Required work ▸ Transcribe the whole listing without a single picture.

Data ▸
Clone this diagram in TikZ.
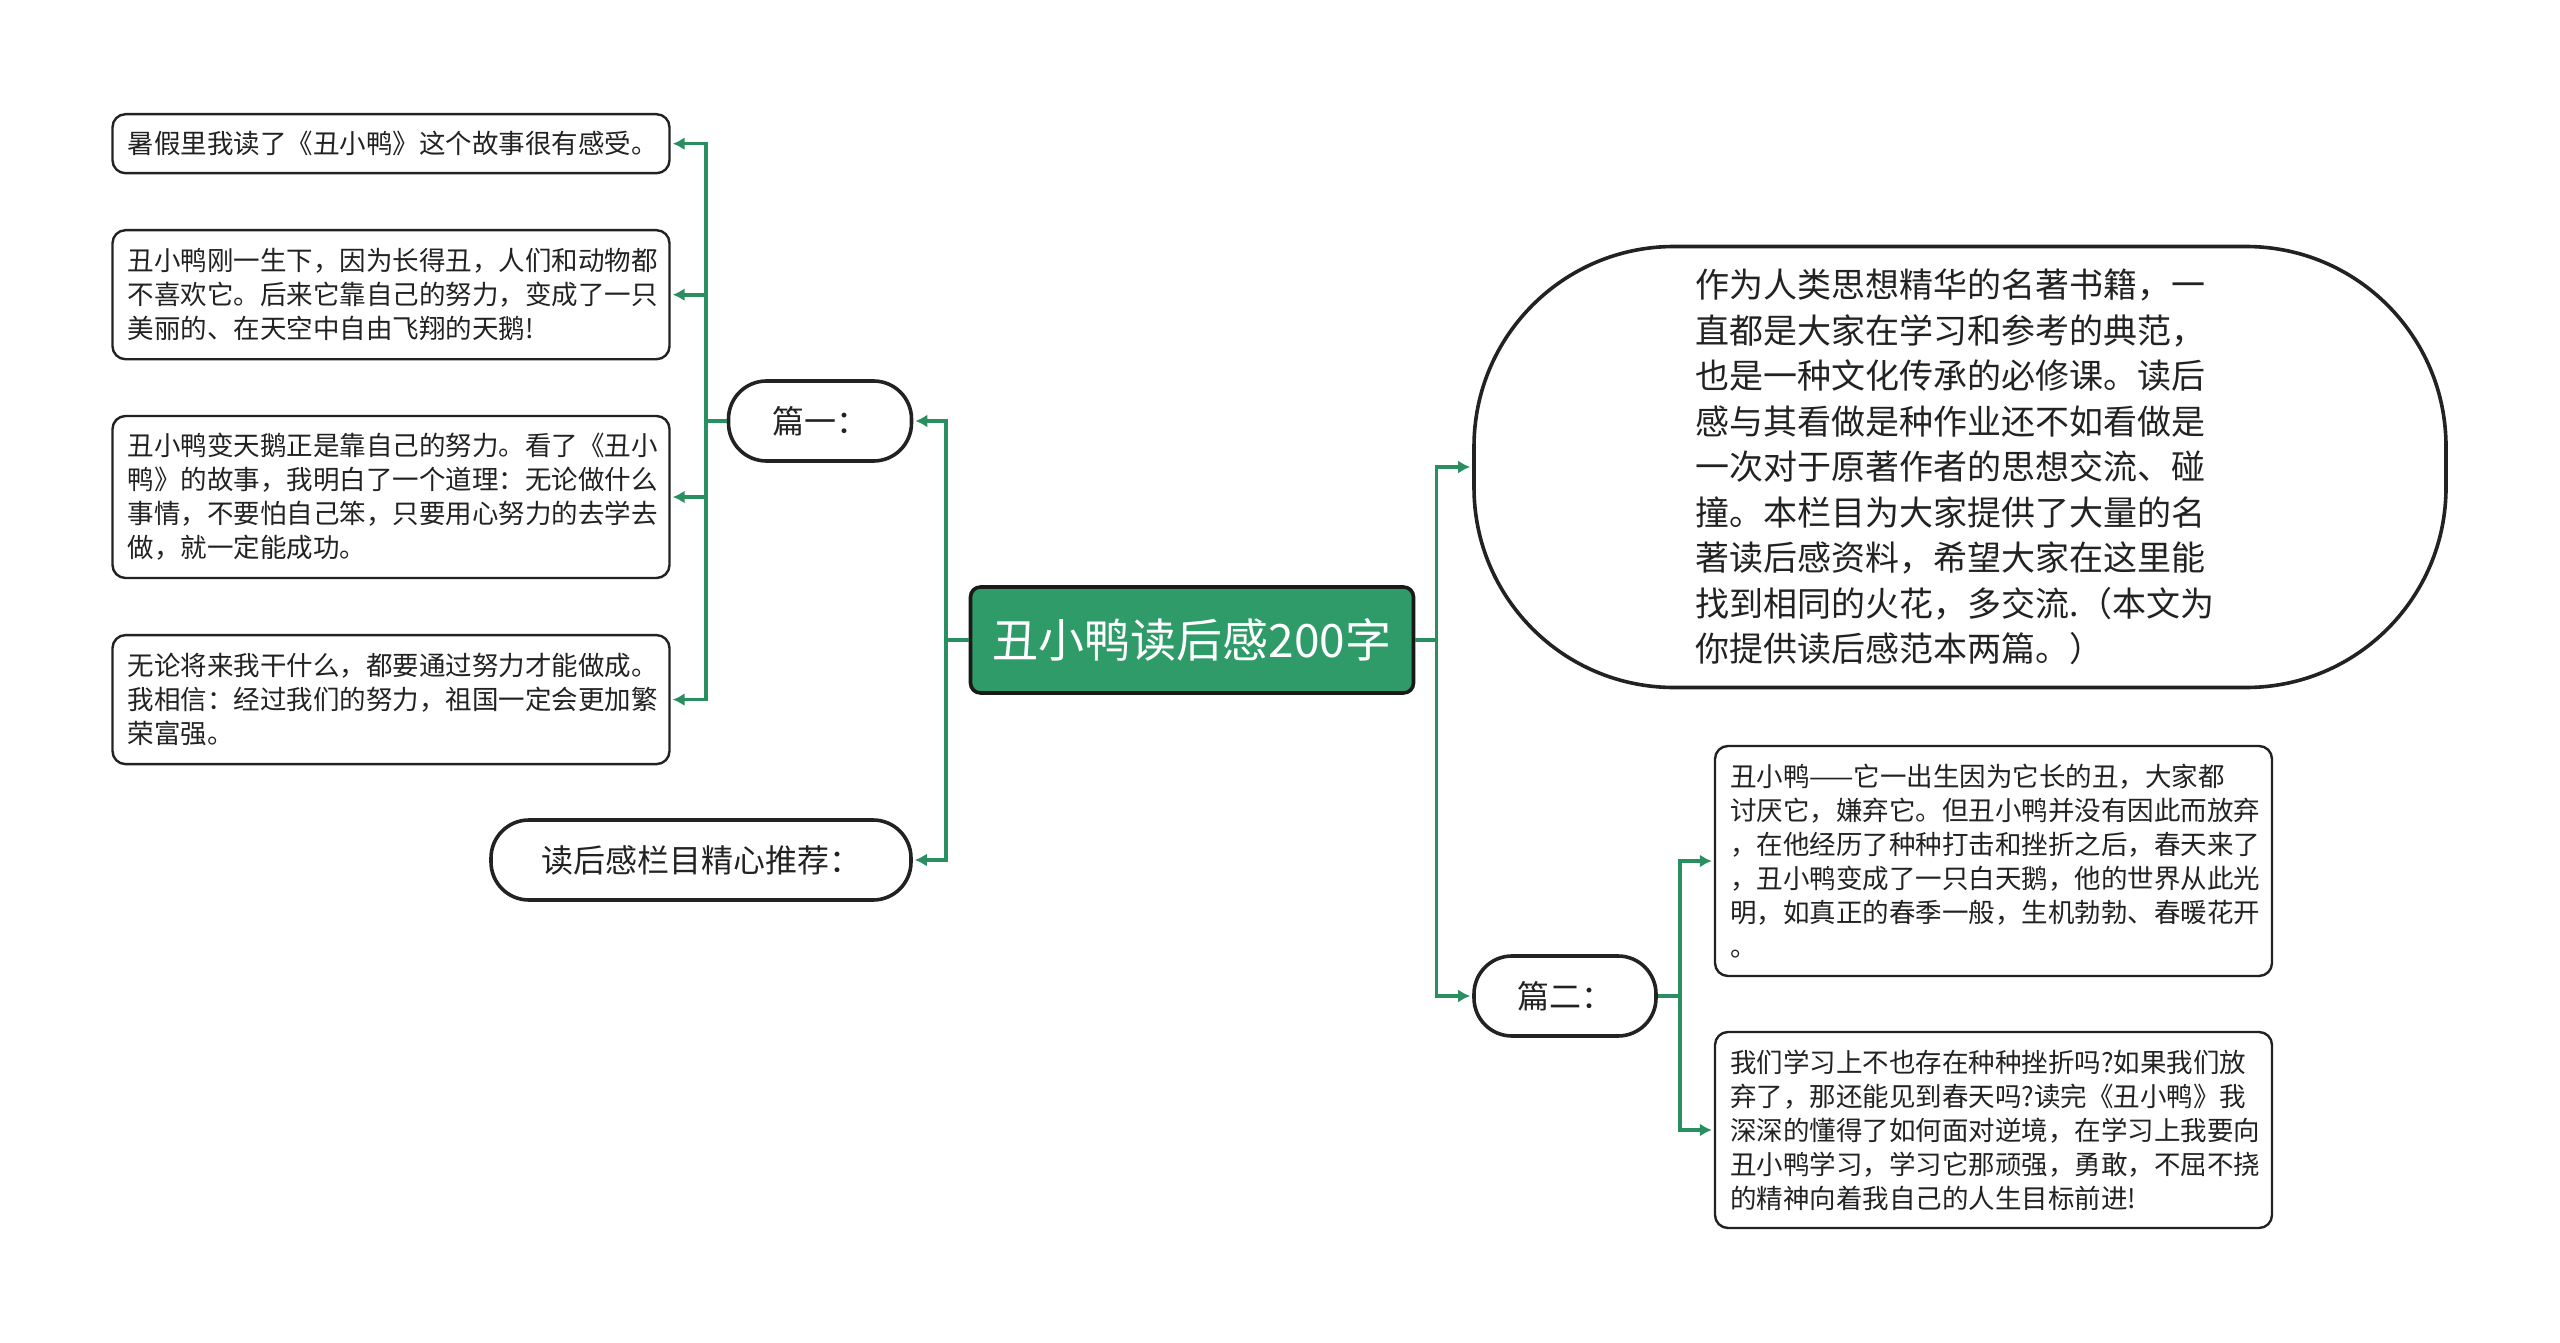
\documentclass[tikz,border=0pt]{standalone}
\usepackage{fontspec}
\usepackage{tikz}
\usetikzlibrary{arrows.meta, positioning}
\setmainfont{Noto Sans CJK SC}
\definecolor{duckgreen}{HTML}{2E9B68}
\definecolor{linkgreen}{HTML}{2A8F60}
\definecolor{inkgray}{HTML}{222222}
\newcommand{\fsz}[2]{\fontsize{#1}{#2}\selectfont}

\begin{document}
\begin{tikzpicture}[x=1pt, y=-1pt, >={Latex[length=12pt,width=13pt]},
    textbox/.style={draw=inkgray, line width=2.4pt, rounded corners=13pt, align=left, text width=527pt,
        inner xsep=15pt, inner ysep=0pt, minimum width=557pt, font=\fsz{26.5}{34}, text=inkgray},
    pill/.style={draw=inkgray, line width=3.6pt, rounded corners=38pt, minimum height=80pt,
        font=\fsz{32}{40}, text=inkgray},
    link/.style={draw=linkgreen, line width=3.6pt, ->, shorten >=2pt}]
    \useasboundingbox[fill=white] (0,0) rectangle (2560,1343);

    \node[draw=black!90, line width=3.6pt, fill=duckgreen, rounded corners=10pt, minimum width=443pt,
        minimum height=106pt, text=white, font=\fsz{46}{52}] (root) at (1192,640) {丑小鸭读后感200字};

    \node[pill, minimum width=183pt] (p1) at (820,421) {篇一：};
    \node[pill, minimum width=420pt] (tips) at (701,860) {读后感栏目精心推荐：};
    \node[pill, minimum width=182pt] (p2) at (1565,996) {篇二：};

    \node[textbox, minimum height=59pt] (a1) at (391,143.7) {暑假里我读了《丑小鸭》这个故事很有感受。};
    \node[textbox, minimum height=129pt] (a2) at (391,294.7) {丑小鸭刚一生下，因为长得丑，人们和动物都\\不喜欢它。后来它靠自己的努力，变成了一只\\美丽的、在天空中自由飞翔的天鹅!};
    \node[textbox, minimum height=162pt] (a3) at (391,497) {丑小鸭变天鹅正是靠自己的努力。看了《丑小\\鸭》的故事，我明白了一个道理：无论做什么\\事情，不要怕自己笨，只要用心努力的去学去\\做，就一定能成功。};
    \node[textbox, minimum height=129pt] (a4) at (391,699.6) {无论将来我干什么，都要通过努力才能做成。\\我相信：经过我们的努力，祖国一定会更加繁\\荣富强。};

    \node[draw=inkgray, line width=3.6pt, rounded corners=200pt, minimum width=972pt, minimum height=441pt,
        align=left, text width=530pt, font=\fsz{34}{45.5}, text=inkgray] (intro) at (1960,467)
        {作为人类思想精华的名著书籍，一\\直都是大家在学习和参考的典范，\\也是一种文化传承的必修课。读后\\感与其看做是种作业还不如看做是\\一次对于原著作者的思想交流、碰\\撞。本栏目为大家提供了大量的名\\著读后感资料，希望大家在这里能\\找到相同的火花，多交流.（本文为\\你提供读后感范本两篇。）};

    \node[textbox, minimum height=230pt] (b1) at (1993.5,861) {丑小鸭——它一出生因为它长的丑，大家都\\讨厌它，嫌弃它。但丑小鸭并没有因此而放弃\\，在他经历了种种打击和挫折之后，春天来了\\，丑小鸭变成了一只白天鹅，他的世界从此光\\明，如真正的春季一般，生机勃勃、春暖花开\\。};
    \node[textbox, minimum height=196pt] (b2) at (1993.5,1130) {我们学习上不也存在种种挫折吗?如果我们放\\弃了，那还能见到春天吗?读完《丑小鸭》我\\深深的懂得了如何面对逆境，在学习上我要向\\丑小鸭学习，学习它那顽强，勇敢，不屈不挠\\的精神向着我自己的人生目标前进!};

    \foreach \k in {p1,tips} \draw[link] (root.west) -- ++(-22.5,0) |- (\k.east);
    \foreach \k in {a1,a2,a3,a4} \draw[link] (p1.west) -- ++(-21,0) |- (\k.east);
    \foreach \k in {intro,p2} \draw[link] (root.east) -- ++(21,0) |- (\k.west);
    \foreach \k in {b1,b2} \draw[link] (p2.east) -- ++(22,0) |- (\k.west);
\end{tikzpicture}
\end{document}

Right answer ▸
Clone this diagram in TikZ.
\documentclass[tikz,border=0pt]{standalone}
\usepackage{fontspec}
\usepackage{tikz}
\usetikzlibrary{arrows.meta, positioning}
\setmainfont{Noto Sans CJK SC}
\definecolor{duckgreen}{HTML}{2E9B68}
\definecolor{linkgreen}{HTML}{2A8F60}
\definecolor{inkgray}{HTML}{222222}
\newcommand{\fsz}[2]{\fontsize{#1}{#2}\selectfont}

\begin{document}
\begin{tikzpicture}[x=1pt, y=-1pt, >={Latex[length=12pt,width=13pt]},
    textbox/.style={draw=inkgray, line width=2.4pt, rounded corners=13pt, align=left, text width=527pt,
        inner xsep=15pt, inner ysep=0pt, minimum width=557pt, font=\fsz{26.5}{34}, text=inkgray},
    pill/.style={draw=inkgray, line width=3.6pt, rounded corners=38pt, minimum height=80pt,
        font=\fsz{32}{40}, text=inkgray},
    link/.style={draw=linkgreen, line width=3.6pt, ->, shorten >=2pt}]
    \useasboundingbox[fill=white] (0,0) rectangle (2560,1343);

    \node[draw=black!90, line width=3.6pt, fill=duckgreen, rounded corners=10pt, minimum width=443pt,
        minimum height=106pt, text=white, font=\fsz{46}{52}] (root) at (1192,640) {丑小鸭读后感200字};

    \node[pill, minimum width=183pt] (p1) at (820,421) {篇一：};
    \node[pill, minimum width=420pt] (tips) at (701,860) {读后感栏目精心推荐：};
    \node[pill, minimum width=182pt] (p2) at (1565,996) {篇二：};

    \node[textbox, minimum height=59pt] (a1) at (391,143.7) {暑假里我读了《丑小鸭》这个故事很有感受。};
    \node[textbox, minimum height=129pt] (a2) at (391,294.7) {丑小鸭刚一生下，因为长得丑，人们和动物都\\不喜欢它。后来它靠自己的努力，变成了一只\\美丽的、在天空中自由飞翔的天鹅!};
    \node[textbox, minimum height=162pt] (a3) at (391,497) {丑小鸭变天鹅正是靠自己的努力。看了《丑小\\鸭》的故事，我明白了一个道理：无论做什么\\事情，不要怕自己笨，只要用心努力的去学去\\做，就一定能成功。};
    \node[textbox, minimum height=129pt] (a4) at (391,699.6) {无论将来我干什么，都要通过努力才能做成。\\我相信：经过我们的努力，祖国一定会更加繁\\荣富强。};

    \node[draw=inkgray, line width=3.6pt, rounded corners=200pt, minimum width=972pt, minimum height=441pt,
        align=left, text width=530pt, font=\fsz{34}{45.5}, text=inkgray] (intro) at (1960,467)
        {作为人类思想精华的名著书籍，一\\直都是大家在学习和参考的典范，\\也是一种文化传承的必修课。读后\\感与其看做是种作业还不如看做是\\一次对于原著作者的思想交流、碰\\撞。本栏目为大家提供了大量的名\\著读后感资料，希望大家在这里能\\找到相同的火花，多交流.（本文为\\你提供读后感范本两篇。）};

    \node[textbox, minimum height=230pt] (b1) at (1993.5,861) {丑小鸭——它一出生因为它长的丑，大家都\\讨厌它，嫌弃它。但丑小鸭并没有因此而放弃\\，在他经历了种种打击和挫折之后，春天来了\\，丑小鸭变成了一只白天鹅，他的世界从此光\\明，如真正的春季一般，生机勃勃、春暖花开\\。};
    \node[textbox, minimum height=196pt] (b2) at (1993.5,1130) {我们学习上不也存在种种挫折吗?如果我们放\\弃了，那还能见到春天吗?读完《丑小鸭》我\\深深的懂得了如何面对逆境，在学习上我要向\\丑小鸭学习，学习它那顽强，勇敢，不屈不挠\\的精神向着我自己的人生目标前进!};

    \foreach \k in {p1,tips} \draw[link] (root.west) -- ++(-22.5,0) |- (\k.east);
    \foreach \k in {a1,a2,a3,a4} \draw[link] (p1.west) -- ++(-21,0) |- (\k.east);
    \foreach \k in {intro,p2} \draw[link] (root.east) -- ++(21,0) |- (\k.west);
    \foreach \k in {b1,b2} \draw[link] (p2.east) -- ++(22,0) |- (\k.west);
\end{tikzpicture}
\end{document}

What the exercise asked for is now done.